Do you expect that your spouse touch base with you if they are gone for a long period of time?
For instance, yesterday was his off day. He called me at like 4:15 p.m. to tell me he was going to try and find happy hour somewhere (we had went to lunch earlier and got into an argument). It was about 10 minutes after 11 p.m. and I had not seen him nor heard from him. I finally got up the nerve to call him and at that point I was in tears. I asked him where he was and he said he had just left the bar at a local restaurant. Do you think it's right for someone to be gone for that amount of time and not call their spouse just to say hey, I'll be home in a bit? I mean that was 7 hours later.
No, this is not the first time that he has done this. He does it often actually. About a month ago he went to watch the fight at his friends house. They live 45 minutes away (and they are all single). He left home about about 7 p.m. I didn't hear from him until after 2 a.m. and that was because I called. He didn't even answer on the first ring. I called right back and he answered ...
He was with his friends and he sounded like he had been drinking (as usual). No, he’s not an alcoholic but when he does go out he drinks quite a few drinks. I was furious and he was trying to apologize to me. But we had already talked about this a week prior. I was in tears and he was telling me not to cry with his friends in the car listening. It was like he was trying to make a fool out of me in front of them. My husband’s opinion on the whole issue is that he is a grown man and he doesn’t have to get my permission to do anything. He thinks that as long as he’s not cheating (which he has technically cheated twice) and doing things he shouldn’t be doing then there shouldn’t be a problem. He gets very angry when I bring up the issue and he says I am treating him like a boy and he refuses to let that happen. Do you agree? As long as he’s not out doing something wrong then it should be okay to do whatever without touching base with me?
I don’t have any friends here and I don’t do anything but go to work and come home. But he seems to think that I am jealous that he has people to hang out with. He is so wrong. I hang out with my brother on occasion as well as my cousin. I don’t go anywhere often, but when I do, even if it’s to my brother’s house after work I call my husband after a couple of hours just to check in. If I go somewhere with my cousin, 3 or 4 hours may pass but I usually don’t let it exceed that. He tells me, I cheated and I have apologized. What more do you want me to do? I made a mistake but like goes on. Life isn’t going to stop because of what I did. I am not doing anything and I keep telling you that. But to me, I feel like that because HE knows he’s not doing anything I am supposed to feel that way too.

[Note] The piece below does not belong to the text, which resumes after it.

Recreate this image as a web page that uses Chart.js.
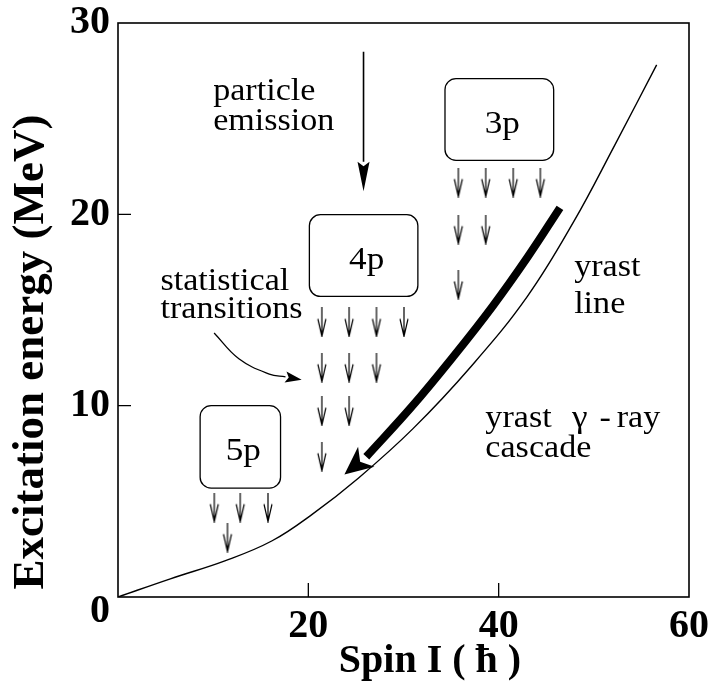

May I add that after yesterday's incident, he came straight in and went to bed. He didn't say anything to me (as usual). It doesn't matter if I am upset and crying or not. Also, this morning he woke up, got out of bed and went to the living room (that's typical as well) without saying a word. I got up and went into the guest bedroom and read my book. About 30 mins. later he came in the room to tell me he is going to the barber shop. I didn't respond and he asked if I heard him and I said yes. Then before he left I ran out and said, why are you telling me where you're going now? I said I had no idea where you were last night. He got upset and said I'll be back and shut the door. That's always. Everytime I try to voice my opinion he cuts me off and leaves the room or leaves period. Yes, I am already in counseling.